There’s no city quite like London. Ever since a raging fire destroyed the city in the 17th century, Great Britain’s capital has seen a great variety of architectural styles colliding. Gothic palaces and Victorian buildings are found right next to brutalist giants and futuristic skyscrapers. This makes for an often jarring clash of aesthetics and atmospheres, characterizing a city that is of the past but also with ambitions of the far out future. Maybe that’s why the records that manage to summon the city’s vibrant, sleepless energy are those that chronicle reflective glass and murky puddles – records like Bloc Party’s A Weekend in the City, Burial’s Untrue or 2814’s Birth of a New Day: album’s framed in eternal twilight.
In their tradition, Little Simz‘s breakout release GREY Area managed to embody London’s restlessness. Even if she snarled “Never been a punk” on the album’s opener, the record felt like it borrowed elements of the genuinely British genre (sorry, New Yorkers), understood the dynamics of dark New Romantic synth-hooks, the appeal of neo soul and cultural relevancy of world music that comes with living in a metropolis. It’s a record that managed to contain the vibes of X-Ray Spex, Radiohead, The Streets, FKA Twigs, Dizzee Rascall and Gorillaz, all while simultaneously documenting the vibrant Black music scene thriving in the UK and showcasing the immense talent and confidence of a young Black rapper in a genre all too often noted for its sexist politics. In other words: it was a milestone.
But milestones are heavy and expectations for GREY Area’s follow up were as high as the Gherkin. Really, what could Simz do but switch directions? If her last album sounded like Southeast London, then her new album is all West End theatricality. Sometimes I might be introvert is filled with choirs, occasional string sections, a narrator of questionable origin and autobiographical lyrics, it jumps in genre and tone, exudes charisma and creative will. Sneakily hiding a backronym of Simz first name in the title (‘Simbi’), Sometimes I might be introvert truly feels like a personal statement. With its 65 minutes, numerous interludes and 19 total tracks, it’s reminiscent of the maximalist millennial rap albums that cost large sums of money and dominated the collective memory and airplay charts for years to come. Yet it also creates a thick forest of ideas that distract, leaving the album to ultimately sound more high street than back alley.
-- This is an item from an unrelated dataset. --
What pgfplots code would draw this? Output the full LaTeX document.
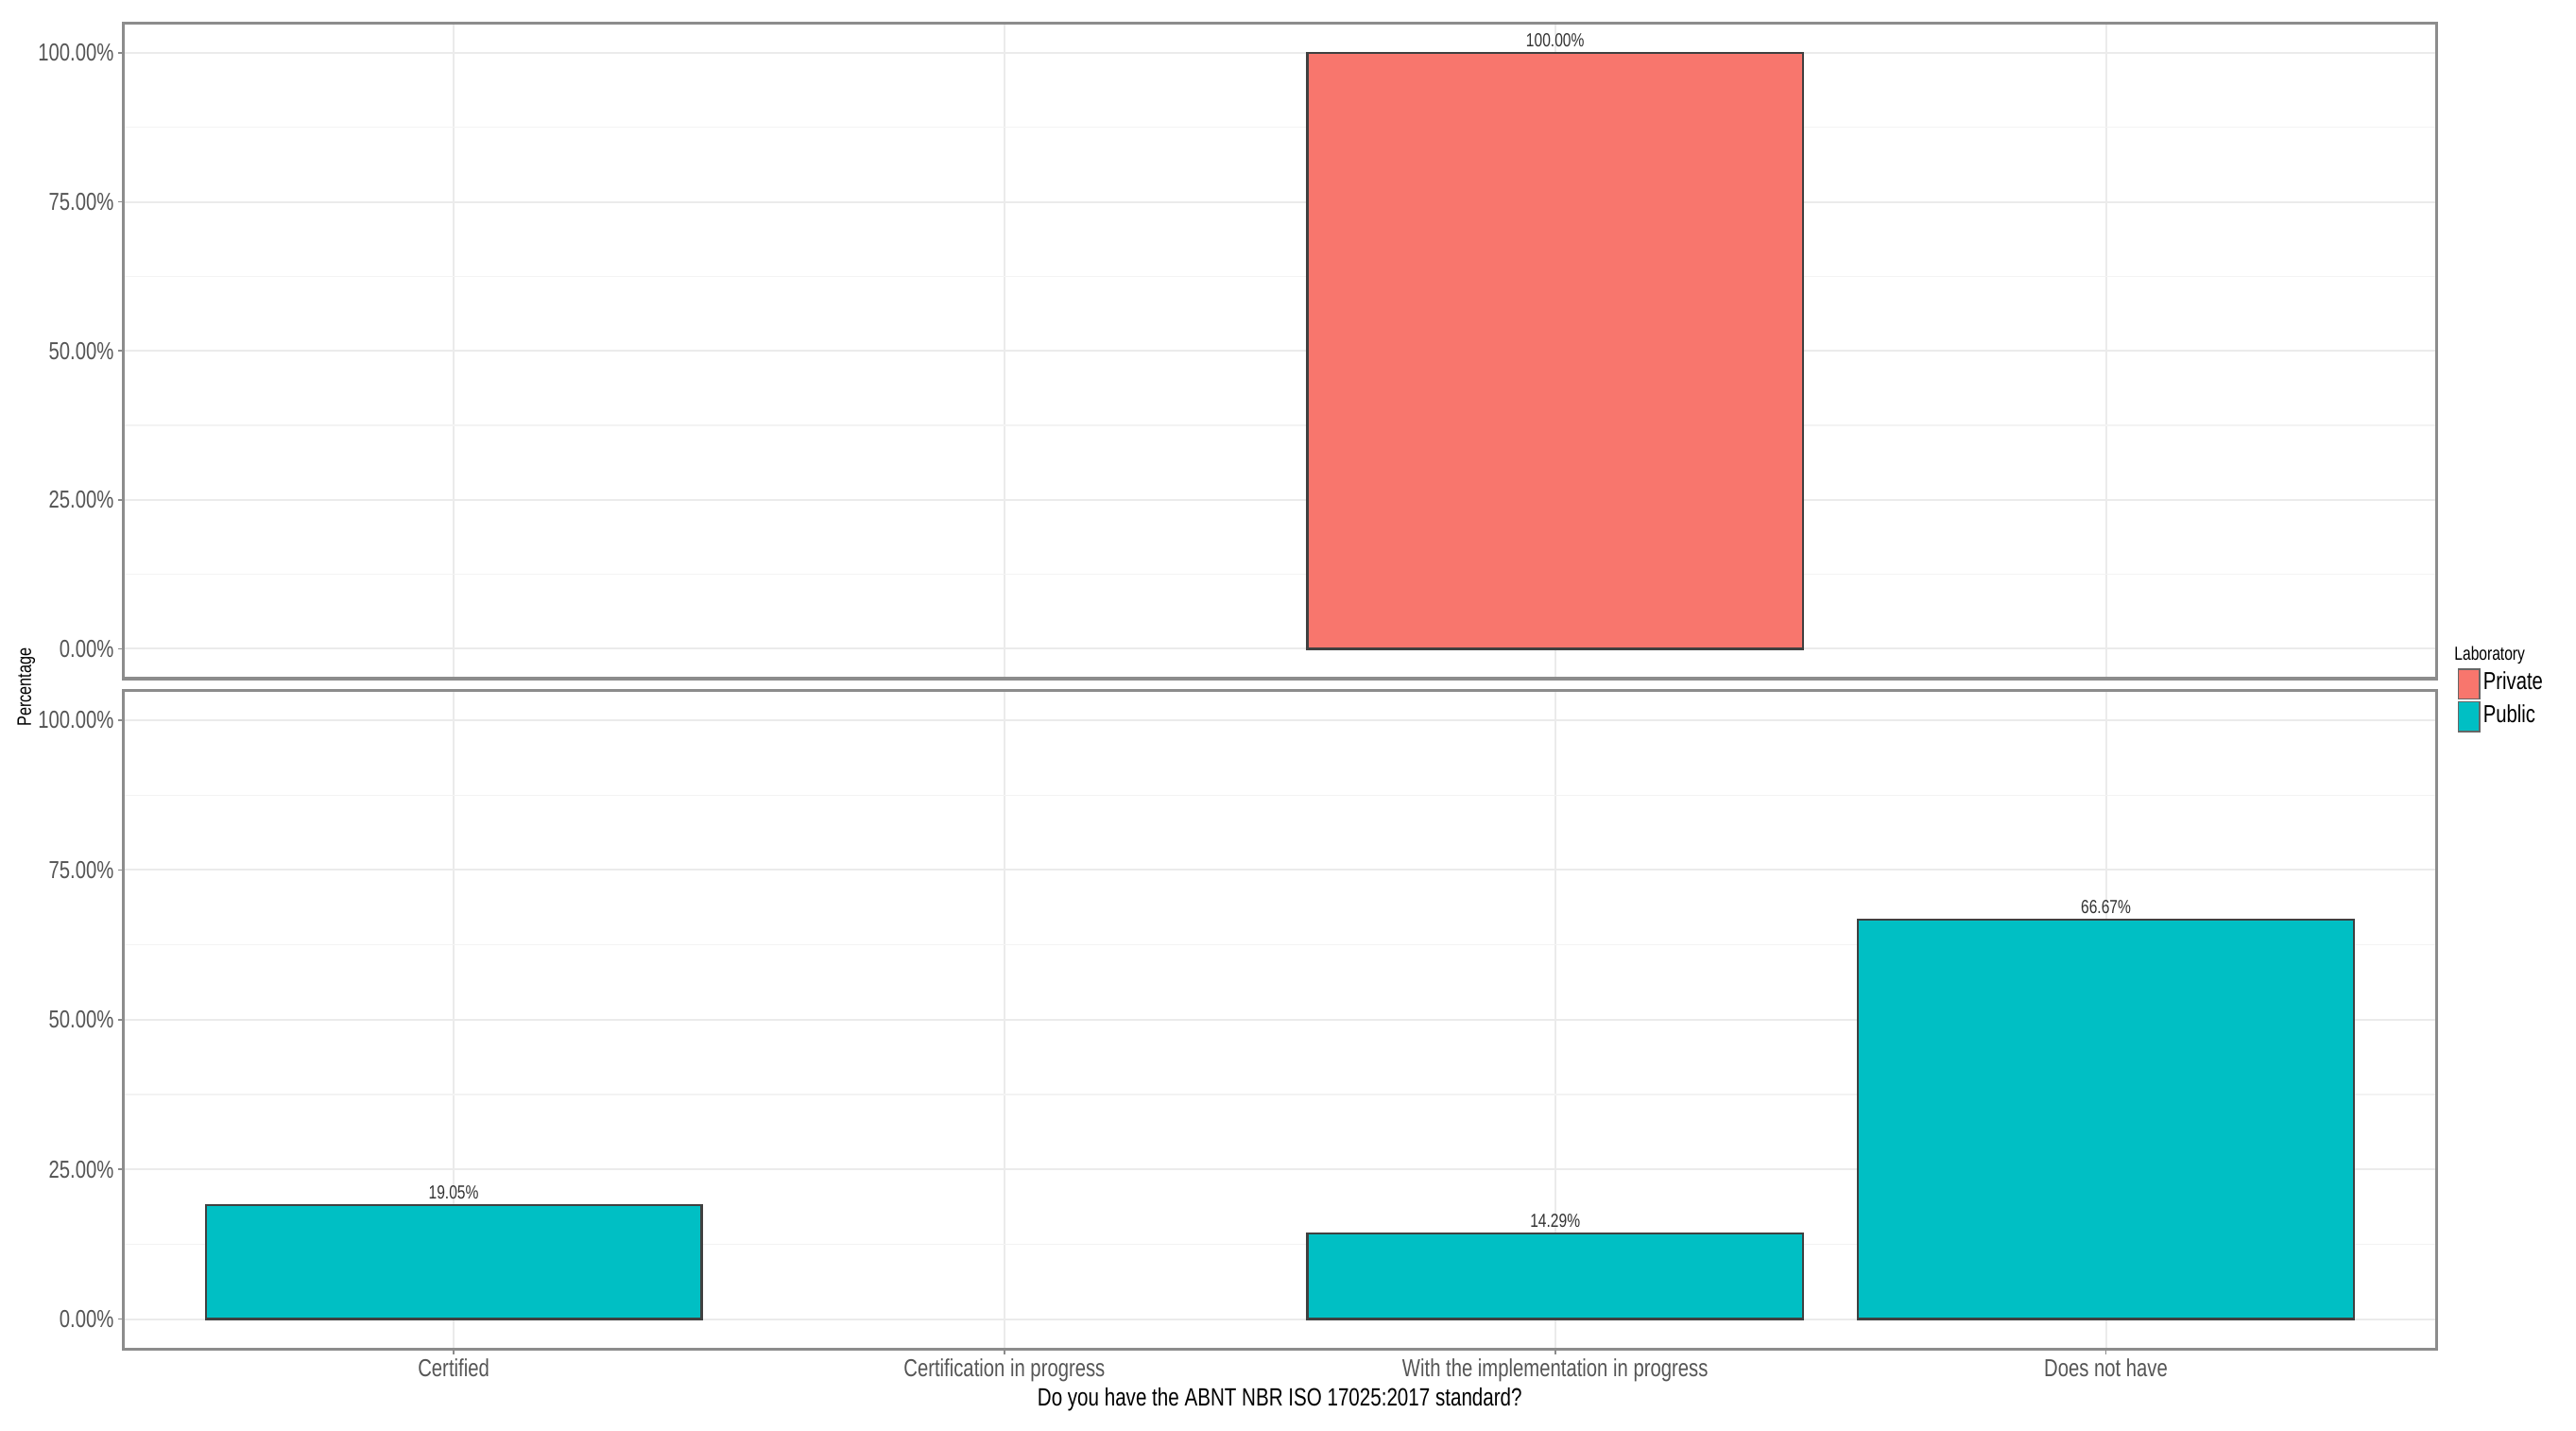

Sometimes I might be introvert shines when Simz expands on the neo-soul backdrop of GREY Area, which oftentimes lends a cinematic 70s tone to tracks like “Woman”, “Two Worlds Apart” and “How did you get here”. The slightly sudden sample edits come as contradictions to Simz impeccable flow, lending a slight edge to songs that could easily feel a little too well groomed. The absolute high points of the record come in the form of sudden genre experimentation. “I See You” sounds as if a swarm of tropical birds found its way into the studio to underscore this touching ballad whose lyrics are rich in fragile intimacies (“Would you take me as I am, overlook all my mistakes? / Though correct me when I’m wrong, humble me, put me in my place?”) and “Protect my Energy” is a surprise electro-funk gem. There’s also “Fear No Man”, which dives headfirst into African rhythms and world music territory.
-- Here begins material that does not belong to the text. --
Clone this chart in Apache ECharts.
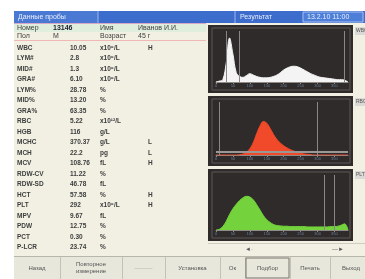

Other experiments are not as successful. “Rollin Stone” presents a drop mid-track to descend fully into grime, but it disrupts the flow and seems a little misplaced. Opener “Introvert” is, at six minutes, exhausting in all its shiny orchestral aggression. And then there are the interludes, spoken by actor Emma Corrin, that are rich in operatic texture and stage play gestures, narrating Simz’ internal growth and her wrestling with class clashes – other times, it’s just a mantra repeated via choir. It’s a bit fruitless to criticize interludes on a rap album, but in the case of Sometimes I might be introvert, the shift in tone is at times so drastic and the sonic detours so disruptive that the whole seems to lose focus. This is also true with some of the tracks whose musical backdrops pale in comparison to Simz’ lyrics and flow: “Point and Kill” is a little unmemorable and “Speed” sounds like a GREY Area retread.
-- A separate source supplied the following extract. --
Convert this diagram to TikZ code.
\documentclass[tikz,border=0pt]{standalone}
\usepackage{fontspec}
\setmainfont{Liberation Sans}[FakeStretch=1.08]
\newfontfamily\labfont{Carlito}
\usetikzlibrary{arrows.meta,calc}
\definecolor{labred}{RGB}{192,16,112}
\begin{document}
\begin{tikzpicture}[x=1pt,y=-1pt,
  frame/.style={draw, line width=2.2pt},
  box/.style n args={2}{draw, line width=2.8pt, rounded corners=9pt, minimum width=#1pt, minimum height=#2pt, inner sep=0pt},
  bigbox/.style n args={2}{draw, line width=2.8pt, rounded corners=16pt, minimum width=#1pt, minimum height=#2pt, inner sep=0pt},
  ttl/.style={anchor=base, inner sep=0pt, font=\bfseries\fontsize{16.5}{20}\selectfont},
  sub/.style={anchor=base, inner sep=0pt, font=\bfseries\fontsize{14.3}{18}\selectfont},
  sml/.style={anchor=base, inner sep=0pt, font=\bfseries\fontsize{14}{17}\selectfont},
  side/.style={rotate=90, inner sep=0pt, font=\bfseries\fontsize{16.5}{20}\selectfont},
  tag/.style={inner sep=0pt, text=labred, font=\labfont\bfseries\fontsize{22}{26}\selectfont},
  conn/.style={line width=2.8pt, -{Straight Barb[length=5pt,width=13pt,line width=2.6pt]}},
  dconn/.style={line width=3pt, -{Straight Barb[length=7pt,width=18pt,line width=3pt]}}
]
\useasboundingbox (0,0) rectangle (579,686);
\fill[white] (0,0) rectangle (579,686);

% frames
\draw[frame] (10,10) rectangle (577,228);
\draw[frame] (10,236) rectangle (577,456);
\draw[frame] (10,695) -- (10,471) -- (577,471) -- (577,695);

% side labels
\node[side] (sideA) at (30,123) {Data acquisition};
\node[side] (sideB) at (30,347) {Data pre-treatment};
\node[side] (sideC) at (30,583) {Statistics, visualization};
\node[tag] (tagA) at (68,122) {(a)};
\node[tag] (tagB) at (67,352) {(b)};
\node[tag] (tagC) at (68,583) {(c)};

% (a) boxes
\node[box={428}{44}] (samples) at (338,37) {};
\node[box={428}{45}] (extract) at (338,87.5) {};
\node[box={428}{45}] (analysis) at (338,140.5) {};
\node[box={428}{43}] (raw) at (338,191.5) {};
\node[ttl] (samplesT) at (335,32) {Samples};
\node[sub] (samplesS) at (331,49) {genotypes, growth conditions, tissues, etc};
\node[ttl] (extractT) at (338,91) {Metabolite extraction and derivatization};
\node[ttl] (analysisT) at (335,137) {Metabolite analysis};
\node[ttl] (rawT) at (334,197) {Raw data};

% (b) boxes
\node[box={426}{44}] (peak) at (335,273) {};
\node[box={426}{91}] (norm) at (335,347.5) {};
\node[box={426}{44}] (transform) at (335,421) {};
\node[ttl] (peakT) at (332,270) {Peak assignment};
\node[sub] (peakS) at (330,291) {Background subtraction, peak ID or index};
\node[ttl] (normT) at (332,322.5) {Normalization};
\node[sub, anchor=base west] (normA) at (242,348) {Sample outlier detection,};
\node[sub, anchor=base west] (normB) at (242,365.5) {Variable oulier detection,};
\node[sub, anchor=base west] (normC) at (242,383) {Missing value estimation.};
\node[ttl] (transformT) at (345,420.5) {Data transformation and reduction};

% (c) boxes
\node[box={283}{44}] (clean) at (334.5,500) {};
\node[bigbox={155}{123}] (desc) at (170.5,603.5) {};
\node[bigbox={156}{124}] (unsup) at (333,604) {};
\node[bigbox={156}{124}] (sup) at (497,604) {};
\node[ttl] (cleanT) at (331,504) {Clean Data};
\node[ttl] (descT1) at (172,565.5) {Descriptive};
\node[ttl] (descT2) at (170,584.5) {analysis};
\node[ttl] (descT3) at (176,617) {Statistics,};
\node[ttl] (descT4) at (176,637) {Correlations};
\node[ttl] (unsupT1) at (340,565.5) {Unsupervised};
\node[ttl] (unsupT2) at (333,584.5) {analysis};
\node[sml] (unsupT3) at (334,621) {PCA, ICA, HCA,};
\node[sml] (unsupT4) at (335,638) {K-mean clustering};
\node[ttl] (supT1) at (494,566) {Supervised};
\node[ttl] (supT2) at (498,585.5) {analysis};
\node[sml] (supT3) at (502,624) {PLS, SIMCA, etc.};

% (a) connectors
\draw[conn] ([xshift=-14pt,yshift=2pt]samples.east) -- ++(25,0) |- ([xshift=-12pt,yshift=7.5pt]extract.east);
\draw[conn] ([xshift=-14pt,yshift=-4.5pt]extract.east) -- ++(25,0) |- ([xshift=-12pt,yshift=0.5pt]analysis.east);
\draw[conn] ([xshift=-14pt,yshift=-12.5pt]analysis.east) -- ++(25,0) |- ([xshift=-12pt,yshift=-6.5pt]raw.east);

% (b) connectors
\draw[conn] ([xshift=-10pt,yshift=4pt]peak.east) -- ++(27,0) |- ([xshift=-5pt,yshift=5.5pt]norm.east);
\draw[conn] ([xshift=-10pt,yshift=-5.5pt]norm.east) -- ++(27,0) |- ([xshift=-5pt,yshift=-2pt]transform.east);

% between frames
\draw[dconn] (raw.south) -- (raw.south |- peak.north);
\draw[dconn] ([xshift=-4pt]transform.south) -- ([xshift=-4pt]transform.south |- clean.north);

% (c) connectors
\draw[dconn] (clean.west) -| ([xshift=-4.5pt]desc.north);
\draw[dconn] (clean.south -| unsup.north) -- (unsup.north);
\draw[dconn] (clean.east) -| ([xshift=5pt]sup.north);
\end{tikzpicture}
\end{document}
But even when the songs themselves fall short, Simz shines as one of the best rappers of her time. Chronicling her insecurities as a young black woman, her struggle with the music business and deep emotional growth, her bars are carefully constructed and delivered with tons of attitude. Even if “Rollin Stone” might not be the strongest track here, her characterization of celebrity lifestyle is disarming and funny (“Huh, pull up at your spot, they’re throwin’ roses at my feet / Fuck you mean? In the presence of a queen / Bad bitch say that she wanna know what’s underneath / I can show you things in private, know I hate to cause a scene, yeah”). Still, there’s a distance in those tracks centred on corporate critique that is absent in the more emotional songs. An odd choice for closer, “Miss Understood” still has Simz sound more invested, her voice moulding a history of familial struggle into what is both an apology and a defence.
It is odd that there are both so many and so few things that can be said about Sometimes I might be introvert. It successfully delves into Simz’ psyche and reveals her insecurities and contrasts those with the tough persona she has created to survive as a young Black woman in the environment of the super wealthy corporate music business. It reveals heartache and tenderness while also presenting robust aesthetics she identifies as part of her identity. It combines her past with her future – but also dwells on the present for too much. Is there really a need for all those interludes, for the theatrics, the orchestra, the posh narrator? Is Simz afraid of losing her way in an environment that is the very opposite of her personal heritage?
“Point and Kill”, which Simz intended as an homage to her Nigerian roots, would be a good argument for her quest for authenticity, but it can’t mask that there are quite a few songs here that exhaust due to their glamorous pomp and that lack homogeneity with preceding songs. In this, the album reflects on a different London than its predecessor: where GREY Area was all about Chinese restaurants, squats, dark back alleys and illegal warehouse clubs, Sometimes I might be introvert is about office buildings, record shops, bedrooms and stage productions. It’s daring and conceptual, but lacks physicality, unity and focus. It’s jarring, but hey, so is London.